Pero Europa no sólo tiene problemas y obligaciones externas. La comunidad original de seis Estados pronto se extenderá a veintisiete naciones, muchas de ellas con niveles socioeconómicos inferiores a los del Occidente europeo. Acelerar el desarrollo del centro y el sur de Europa no será sencillo. La cortina de hierro sólo disfrazaba una casa de cartón. La inversión para el desarrollo de la Europa central y los Balcanes será tan grande como los obstáculos políticos y culturales, amén del doble movimiento de empresas occidentales en busca de mano de obra barata más allá del Danubio y de trabajadores del Este en busca de trabajo en Occidente.
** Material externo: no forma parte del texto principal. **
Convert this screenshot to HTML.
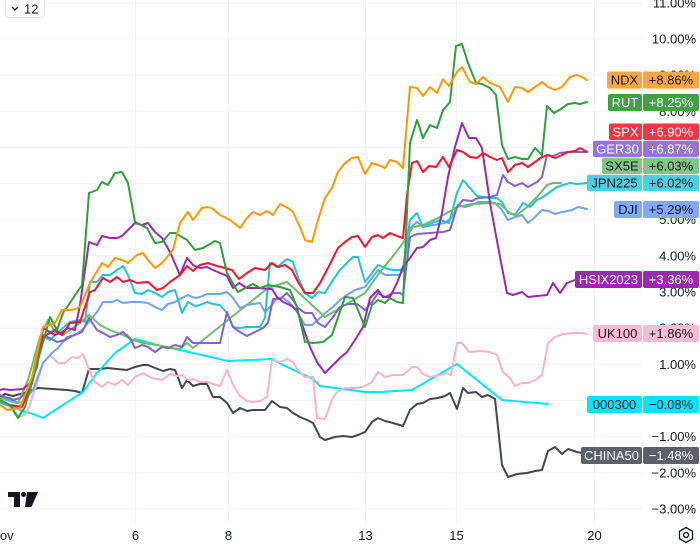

Y todo esto a las puertas de una Rusia de voluntad política renovada, poder petrolero y un tradicional sentimiento de estar siendo sitiada. De nuevo la política y la diplomacia europeas deben buscar acomodos inteligentes con Moscú.
"Europa no tiene número de teléfono", dijo famosa y cínicamente Henry Kissinger. Pero la historia europea tiene muchos números y el éxito de hoy no debe olvidar ni los nuevos desafíos ni los viejos obstáculos. Desde que Winston Churchill predijo, acertadamente, en Zúrich (1945) que la amistad de Francia y Alemania era el corazón de la unidad europea, el Reino Unido se ha dividido entre ser padrino, socio o antagonista de Europa, "el continente", como le dicen los británicos, en beneficio de la alianza atlántica con Washington. La catastrófica guerra de Irak quizá condicione al siguiente Gobierno de Londres a acercarse más a Europa y aceptar el desafío, lo que formula Hugh Thomas: "Unirnos activamente a Europa... o permanecer aislados, sin gloria y con ruina".
El propio Thomas describe a François Mitterrand como "el último gran estadista literario de Europa" que logró desmantelar al comunismo y disminuir el nacionalismo gaullista, abriendo una etapa intensa de colaboración franco-germana. La elección de abril en Francia pondrá a prueba las activas orientaciones galas: el centralismo, el europeísmo, el internacionalismo. Y Alemania deberá proseguir su política de influencia sin nacionalismo, acorde con el desiderátum de Thomas Mann: "Una Alemania europea, no una Europa alemana".
México y la América Latina, por último, están obligados, por elementales razones de salud, a diversificar sus relaciones exteriores más allá del continente americano. Vivimos con un gigante herido que acaso se dispare a una catastrófica furia hacia delante, arrastrándonos a un despeñadero. Europa aparece, más que nunca, como factor de equilibrio y de salud internacional.
Y nosotros, los iberoamericanos, con tan hondas raíces en España y Portugal, ¿no somos lo más semejante a Europa fuera de Europa? No permitamos que Europa nos sea raptada.
Carlos Fuentes es escritor mexicano.